The classification follows both a chronological and a content-related progression:
Initially, the focus was on technical experiments – first attempts with rotating objects during a winter vacation, later with specially developed turntables and adapted electronics.
With growing understanding, more complex setups and own software solutions were developed to cope with the growing amount of data from slit-scan photography.
This section marks Phase I: Origins and Exploration – with series such as The Berliners, The Blues, and The Reds.
The following phase, Change and Expansion II, stands for the conscious deepening of the method.
New mechanical structures, mirror installations and a change in lighting expanded the expressive possibilities.
The first exhibitions and sales gave the artistic work a new direction.
Series such as The Move, The Wishful Thinking and The Coral Gables belong to this phase.
The third phase, III. site-related condensation, leads the developed visual language into an atmospherically dense examination of concrete places.
Miami Twice, The Way to Montauk and The Garden reflect personal and professional milestones – including exhibitions in Miami, encounters and conversations with gallery owners and a look back at an artistic and personal development characterized by slit-scan photography.
What unites all works is the desire not to depict space and time, but to render them as fluid, visually perceptible transitions between structure, perception, and emotion.

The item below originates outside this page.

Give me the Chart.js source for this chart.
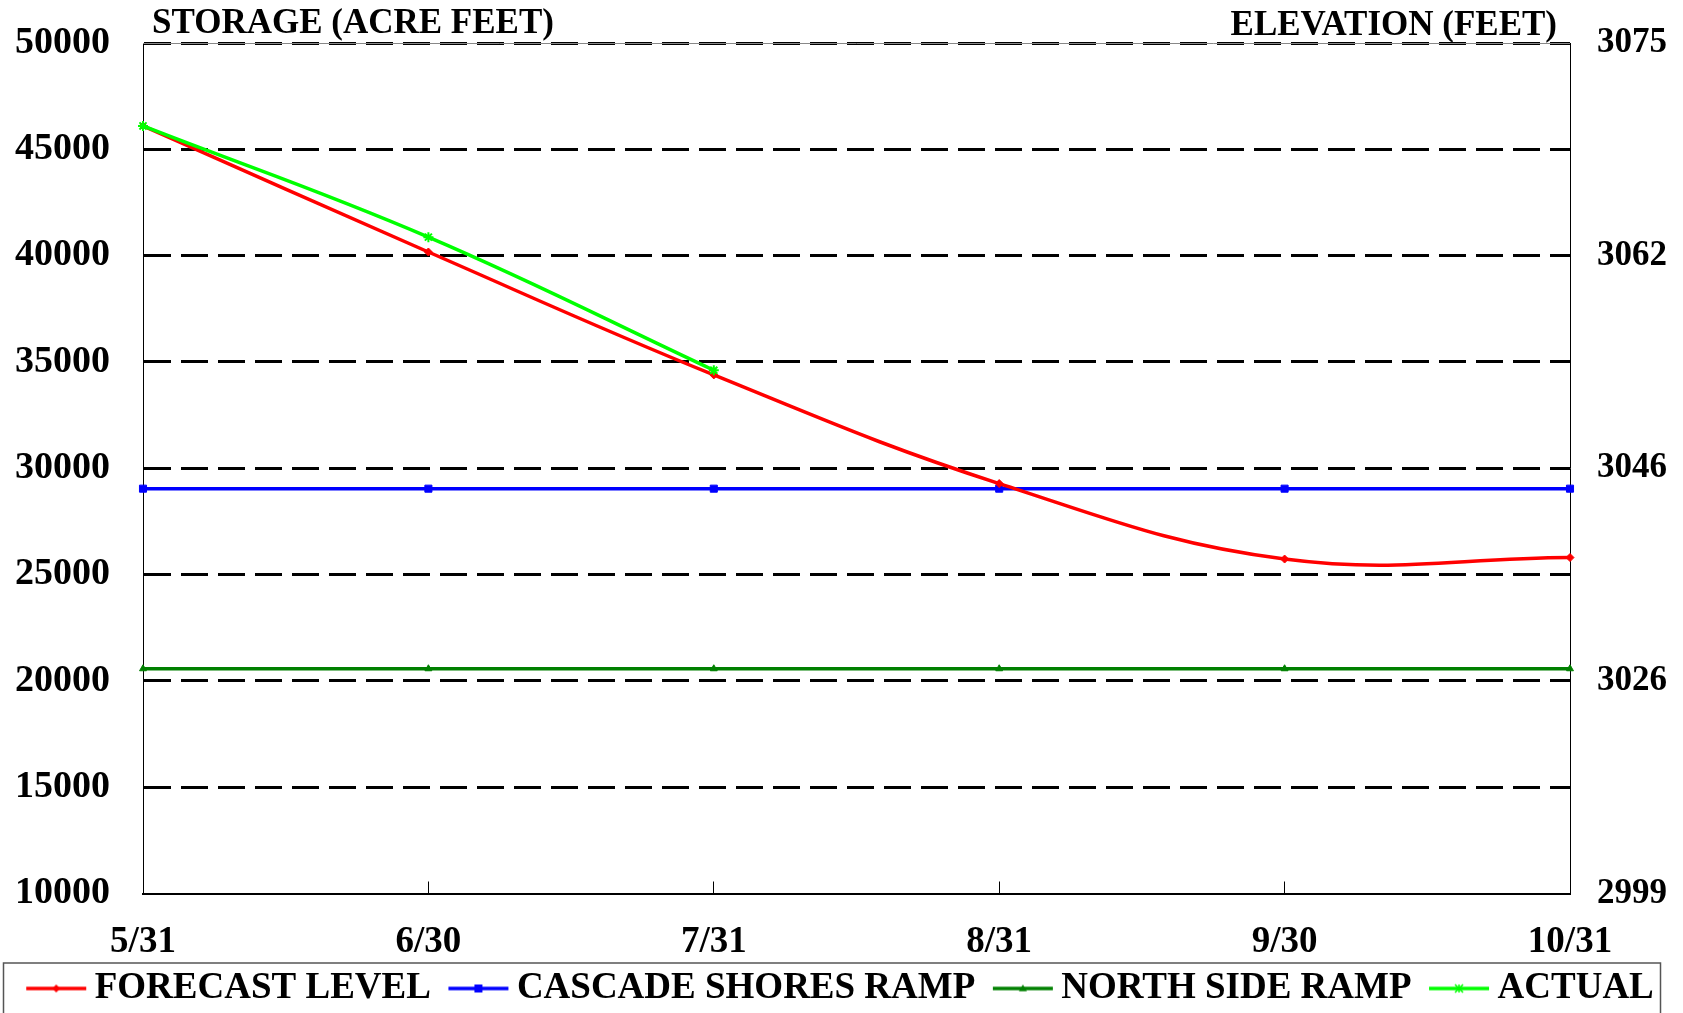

The beginnings of the Space over Time series were shaped by playful curiosity and technical inventiveness. First rotating objects, custom-built turntables, self-developed software to manage the data load – and the realization that slit-scan technology opens up entirely new visual spaces.
This phase expanded the spectrum: new technical setups, complex mirror installations, and the first large-format exhibitions. The works from this time reflect growing maturity – and a clear expansion toward greater artistic depth and expressive power.
The series gathered here connect personal experiences with specific places: travels, exhibitions, encounters. The pictures carry atmospheric traces and condense what has been achieved so far into an emotionally and formally dense expression of space and time.